** begin **

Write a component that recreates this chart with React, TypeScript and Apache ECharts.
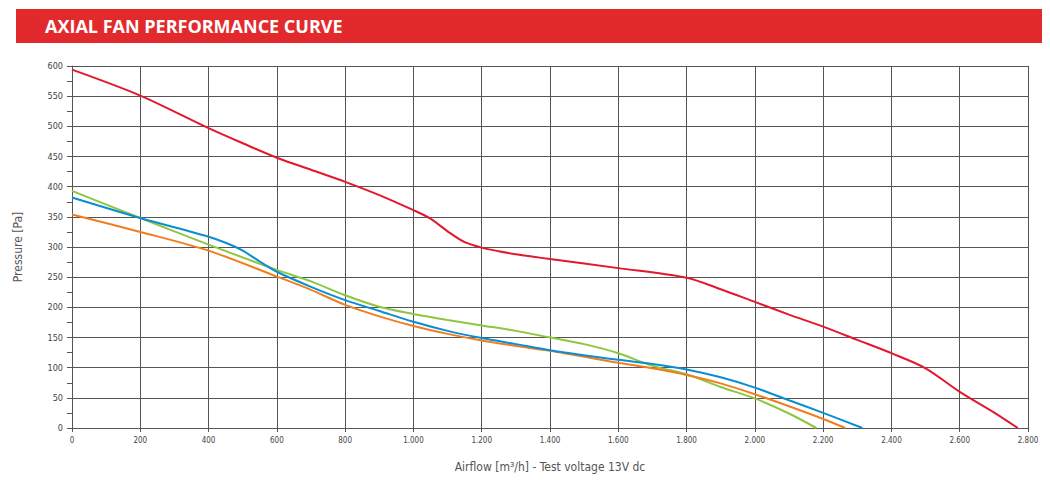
import { useEffect, useRef } from 'react';
import * as echarts from 'echarts';

// airflow [m³/h] / pressure [Pa]
const redFlow = [0, 200, 400, 500, 600, 700, 800, 900, 1000, 1050, 1100, 1150, 1200, 1250, 1300, 1400, 1600, 1800, 1900, 2000, 2100, 2200, 2300, 2400, 2500, 2600, 2700, 2770];
const redPressure = [594, 551, 497, 472, 448, 428, 408, 386, 361, 347, 326, 308, 299, 293, 288, 280, 265, 249, 230, 209, 188, 168, 146, 124, 99, 60, 26, 0];

const blueFlow = [0, 200, 400, 450, 500, 550, 600, 700, 800, 900, 1000, 1100, 1200, 1300, 1400, 1600, 1700, 1800, 1900, 2000, 2100, 2200, 2315];
const bluePressure = [382, 348, 317, 307, 294, 276, 259, 234, 212, 194, 176, 161, 149, 139, 129, 113, 106, 97, 84, 67, 46, 25, 0];

const orangeFlow = [0, 200, 400, 600, 700, 800, 900, 1000, 1100, 1200, 1300, 1400, 1600, 1700, 1800, 1900, 2000, 2100, 2200, 2265];
const orangePressure = [354, 325, 294, 251, 229, 204, 185, 169, 156, 145, 136, 128, 108, 99, 88, 74, 56, 36, 15, 0];

const greenFlow = [0, 200, 400, 600, 700, 800, 900, 1000, 1100, 1200, 1300, 1400, 1500, 1600, 1700, 1800, 1900, 2000, 2100, 2180];
const greenPressure = [393, 348, 304, 262, 243, 220, 201, 189, 179, 170, 161, 150, 139, 124, 103, 89, 68, 49, 24, 0];

const title = 'AXIAL FAN PERFORMANCE CURVE';
const xName = 'Airflow [m³/h] - Test voltage 13V dc';
const yName = 'Pressure [Pa]';

const pairs = (xs: number[], ys: number[]) => xs.map((x, i) => [x, ys[i]]);

const fmtFlow = (v: number) =>
  v >= 1000 ? `${Math.floor(v / 1000)}.${String(v % 1000).padStart(3, '0')}` : String(v);

export default function App() {
  const chartRef = useRef<HTMLDivElement>(null);

  useEffect(() => {
    if (!chartRef.current) return;
    const chart = echarts.init(chartRef.current, null, { renderer: 'svg' });

    const line = (name: string, color: string, data: number[][]) => ({
      name,
      type: 'line' as const,
      data,
      smooth: 0.3,
      showSymbol: false,
      lineStyle: { color, width: 2 },
      itemStyle: { color },
    });

    chart.setOption({
      animation: false,
      backgroundColor: '#fff',
      textStyle: { fontFamily: '"DejaVu Sans Condensed", "DejaVu Sans", sans-serif' },
      graphic: [
        {
          type: 'rect',
          shape: { x: 16, y: 9, width: 1026, height: 34 },
          style: { fill: '#E2292B' },
        },
        {
          type: 'text',
          x: 45,
          y: 26,
          style: {
            text: title,
            fill: '#fff',
            font: 'bold 18px "Open Sans", sans-serif',
            verticalAlign: 'middle',
          },
        },
      ],
      grid: { left: 72, right: 22, top: 66, bottom: 54, containLabel: false },
      xAxis: {
        type: 'value',
        min: 0,
        max: 2800,
        interval: 200,
        name: xName,
        nameLocation: 'middle',
        nameGap: 33,
        nameTextStyle: { color: '#555', fontSize: 12 },
        axisLine: { lineStyle: { color: '#555', width: 1 } },
        axisTick: { show: true, length: 4, lineStyle: { color: '#555' } },
        axisLabel: { color: '#444', fontSize: 8, margin: 8, formatter: fmtFlow },
        splitLine: { lineStyle: { color: '#555', width: 1 } },
      },
      yAxis: {
        type: 'value',
        min: 0,
        max: 600,
        interval: 50,
        name: yName,
        nameLocation: 'middle',
        nameGap: 48,
        nameRotate: 90,
        nameTextStyle: { color: '#555', fontSize: 12 },
        axisLine: { show: true, lineStyle: { color: '#555', width: 1 } },
        axisTick: { show: true, length: 5, lineStyle: { color: '#555' } },
        minorTick: { show: true, splitNumber: 2, length: 5, lineStyle: { color: '#555' } },
        axisLabel: { color: '#444', fontSize: 9, margin: 9 },
        splitLine: { lineStyle: { color: '#555', width: 1 } },
      },
      series: [
        line('green', '#8DC63F', pairs(greenFlow, greenPressure)),
        line('orange', '#F07E1F', pairs(orangeFlow, orangePressure)),
        line('blue', '#0A8ED2', pairs(blueFlow, bluePressure)),
        line('red', '#E3172D', pairs(redFlow, redPressure)),
      ],
    });

    return () => chart.dispose();
  }, []);

  return <div ref={chartRef} style={{ width: 1050, height: 482, margin: -8 }} />;
}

** end **

*DIRECTIONS FOR THIS TASK*: Reproduce only the lines from the beginning of the data through the line that contains "60, 26, 0];", both included, and please drop the pictures.

*RESPONSE FOR THIS EXERCISE*:
Write a component that recreates this chart with React, TypeScript and Apache ECharts.
import { useEffect, useRef } from 'react';
import * as echarts from 'echarts';

// airflow [m³/h] / pressure [Pa]
const redFlow = [0, 200, 400, 500, 600, 700, 800, 900, 1000, 1050, 1100, 1150, 1200, 1250, 1300, 1400, 1600, 1800, 1900, 2000, 2100, 2200, 2300, 2400, 2500, 2600, 2700, 2770];
const redPressure = [594, 551, 497, 472, 448, 428, 408, 386, 361, 347, 326, 308, 299, 293, 288, 280, 265, 249, 230, 209, 188, 168, 146, 124, 99, 60, 26, 0];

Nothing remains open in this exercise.